"Oh, that man!" she said, with something that came dangerously near to
being a sniff. "I saw him. After most of the people were gone, he came
down and went into the water."
"Really?" Cicely's tone was rapt. "I wish I'd seen him. How did he look?"
"Atrocious. He is bow-legged, and he wore a rose-colored suit. Against
the green of the waves, he looked like a huge pink wishbone."
"Did he swim beautifully?"
Phebe shook her hair back from her shoulders.
"Like a merman," she said; "a forsaken merman with the gout."
"Babe!"
"Well, if you must know the truth, the abject, literal truth, he hung his
clothes on a hickory limb, as far as going near the water was concerned.
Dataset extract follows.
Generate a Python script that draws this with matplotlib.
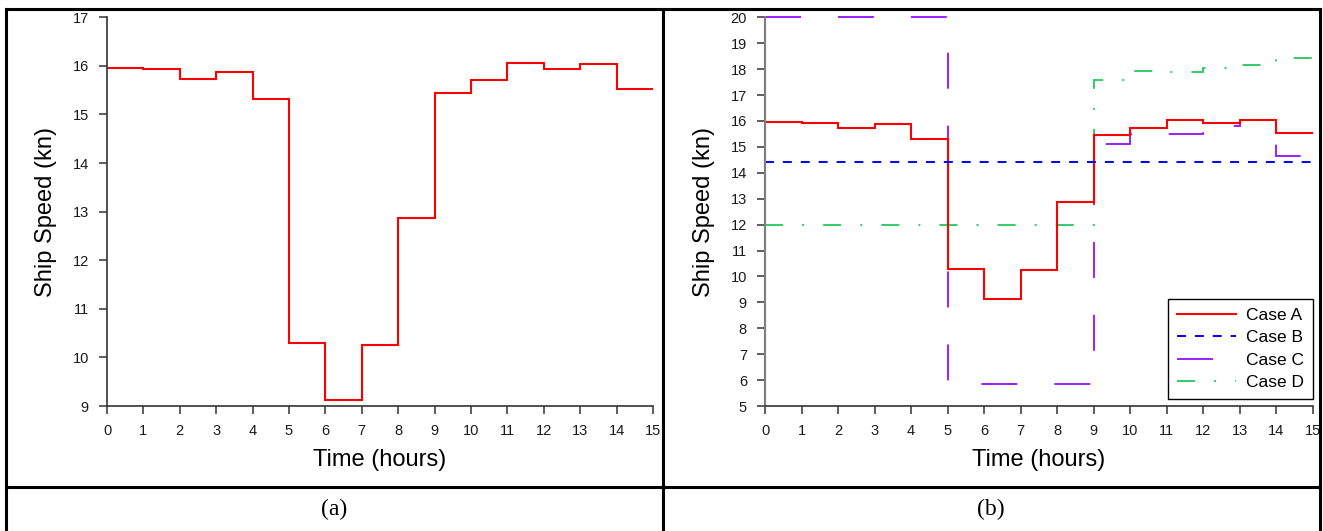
import numpy as np
import matplotlib
matplotlib.use("Agg")
import matplotlib.pyplot as plt
from matplotlib.lines import Line2D

plt.rcParams['font.family'] = ['Liberation Sans', 'DejaVu Sans']

# hourly speed profiles (kn), one value per hour 0-15
hours = np.arange(0, 16)
case_a = [15.95, 15.93, 15.73, 15.87, 15.32, 10.30, 9.12, 10.25, 12.87,
          15.45, 15.71, 16.05, 15.93, 16.03, 15.52]
case_b = [14.4] * 15
case_c = [20.0, 20.0, 20.0, 20.0, 20.0, 5.85, 5.85, 5.85, 5.85,
          15.10, 15.50, 15.50, 15.81, 16.02, 14.65]
case_d = [12.0, 12.0, 12.0, 12.0, 12.0, 12.0, 12.0, 12.0, 12.0,
          17.57, 17.92, 17.87, 18.06, 18.14, 18.42]

W, H = 1323, 531
fig = plt.figure(figsize=(W / 100, H / 100), dpi=100)

# dash patterns (in units of line width)
ls_b = (0, (4.6, 4.6))
ls_c = (0, (18.5, 19.0))
ls_d = (0, (9.3, 9.8, 1.0, 9.8))

def px_axes(x0, x1, ytop, ybot):
    return fig.add_axes([x0 / W, (H - ybot) / H, (x1 - x0) / W, (ybot - ytop) / H])

def style(ax, left_col):
    for s in ['top', 'right']:
        ax.spines[s].set_visible(False)
    ax.spines['bottom'].set_color('#333333')
    ax.spines['bottom'].set_linewidth(1.2)
    ax.spines['left'].set_color(left_col)
    ax.spines['left'].set_linewidth(1.6 if left_col != '#333333' else 1.2)
    ax.tick_params(direction='out', length=6, width=1.1, color='#333333',
                   labelsize=10.5, labelcolor='#1a1a1a', pad=7)
    ax.set_xlim(0, 15)
    ax.set_xticks(hours)
    ax.set_xlabel('Time (hours)', fontsize=17, labelpad=8)
    ax.set_ylabel('Ship Speed (kn)', fontsize=17, labelpad=11)

# (a)
ax1 = px_axes(107, 653, 17.3, 406)
ax1.stairs(case_a, hours, baseline=None, color='#ff0000', lw=1.5)
ax1.set_ylim(9, 17)
ax1.set_yticks(np.arange(9, 18))
style(ax1, '#333333')

# (b)
ax2 = px_axes(765, 1312.7, 17.3, 406)
ax2.stairs(case_d, hours, baseline=None, color='#33cc66', lw=1.4,
           linestyle=ls_d, clip_on=False)
ax2.stairs(case_c, hours, baseline=None, color='#9b1fff', lw=1.4,
           linestyle=ls_c, clip_on=False)
ax2.stairs(case_a, hours, baseline=None, color='#ff0000', lw=1.5)
ax2.stairs(case_b, hours, baseline=None, color='#0000ff', lw=1.4,
           linestyle=ls_b)
ax2.set_ylim(5, 20)
ax2.set_yticks(np.arange(5, 21))
style(ax2, '#808080')
handles = [Line2D([], [], color='#ff0000', lw=1.5),
           Line2D([], [], color='#0000ff', lw=1.4, linestyle=ls_b),
           Line2D([], [], color='#9b1fff', lw=1.4, linestyle=ls_c),
           Line2D([], [], color='#33cc66', lw=1.4, linestyle=ls_d)]
leg = ax2.legend(handles, ['Case A', 'Case B', 'Case C', 'Case D'],
                 loc='lower right', bbox_to_anchor=(1.0, 0.018), borderaxespad=0,
                 fontsize=12.5, handlelength=3.4, fancybox=False, framealpha=1,
                 edgecolor='black', labelspacing=0.42, borderpad=0.5,
                 handletextpad=0.6)
leg.get_frame().set_linewidth(1.0)

# table frame around the two panels
def fline(xs, ys):
    fig.add_artist(Line2D([x / W for x in xs], [1 - y / H for y in ys],
                          transform=fig.transFigure, color='black', lw=2.2))

fline([6, 1320], [9, 9])
fline([6, 6], [9, H + 5])
fline([1320, 1320], [9, H + 5])
fline([663, 663], [9, H + 5])
fline([6, 1320], [487, 487])

fig.text(334 / W, 1 - 509 / H, '(a)', ha='center', va='center', fontsize=17,
         family=['Liberation Serif', 'DejaVu Serif'])
fig.text(991 / W, 1 - 509 / H, '(b)', ha='center', va='center', fontsize=17,
         family=['Liberation Serif', 'DejaVu Serif'])

fig.savefig('out.png', dpi=100)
He waded in up to his ankles and stood there, shivering, shivering a day
like this! Then he trotted back and forth a few times and went back to
the bathhouse again without letting a wave touch him. Booby! If he played
golf, he would probably get his caddie to take him around the links in a
wheelbarrow. I do hope I shall have the pleasure of seeing the creature
get boiled." And, with a final flirt of her hair, she marched away into
the house.
CHAPTER FOURTEEN
For the next week, Cicely stalked her lion patiently, warily and in vain.
Gifford Barrett had come down to Quantuck, firmly resolved that on no
conditions would he consent to be lionized.